It seems odd that one of the most tech-savvy comedians was notable by his absence from the social media outlets through which other acts became ubiquitous during the pandemic. Yet Mat Ewins says at the outset of the meticulously bonkers Danger Money that he’s always been about the live setting. Given how the next hour is experienced as a deluge of images, sounds, and idea that wouldn’t have an iota of the impact as bite-sized TikTok videos, it’s hard to disagree.

Right from the off, the pace is breakneck. Within a few minutes Ewins has entered the stage with his head encased in a box, two massive screens on either side broadcasting his face, shown a screamingly funny video gag about cunnilingus (Ewins’ girlfriend, who pops up in several videos, surely deserves the status of, ‘long-suffering), gone off a diatribe about Sky and their refusal to option his crime drama ‘Good Cop, Bad Cop’ (complete with clips), and shown why he was fired as an animator from the Fifa games.

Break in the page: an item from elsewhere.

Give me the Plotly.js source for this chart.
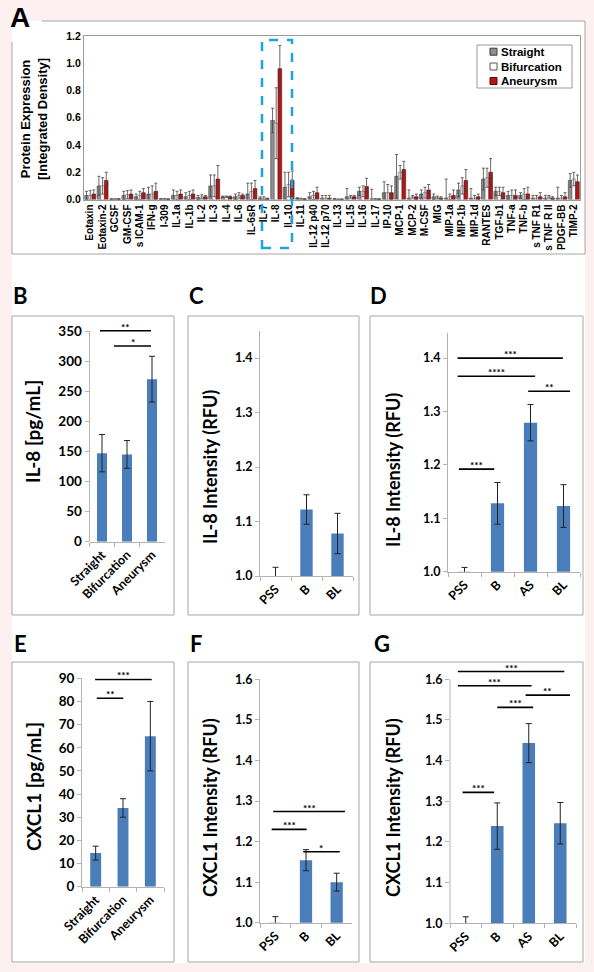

The sheer effort Ewins has clearly put in to the most fleeting of gags is seriously impressive. Even the most throwaway of these must have taken hours, if not days, to shoot, edit, and manipulate. They don’t all land, but such is the pace at which he hurls his ideas, the hilarity becomes cumulative. The effect is something akin to Tippi Hedren enduring wave after wave of flapping crows for hours on the set of The Birds. It’s exhausting. Even Ewins stage persona between these videos is wedged on rapid fire.

He does slow things down to play some games with his audience, in the guise of his ‘Danger Money’ game show. He uses modified exercise bikes to play a simple shoot-em-up, records people speaking backwards to see who best matches Dead or Alive‘s ‘You Spin Me Round‘, and completely reinvents the Beer Pong. While these are fun, and allow a modicum of breathing space, it’s definitely the wit, imagination, and dedication of his videos that are going to be remembered.

Perhaps the most impressive thing about Danger Money is, given how structured and planned it needs to be to even function, that Ewins is so good at using this technology that there is still room for a sense of thrilling spontaneity. This more than justifies his claim that the live environment is where he belongs. The risk for a show like this would be that it ends up like an amusing presentation. There is no danger of that here. The Mat Ewins experience is madcap, endlessly inventive, and undoubtedly most potent live.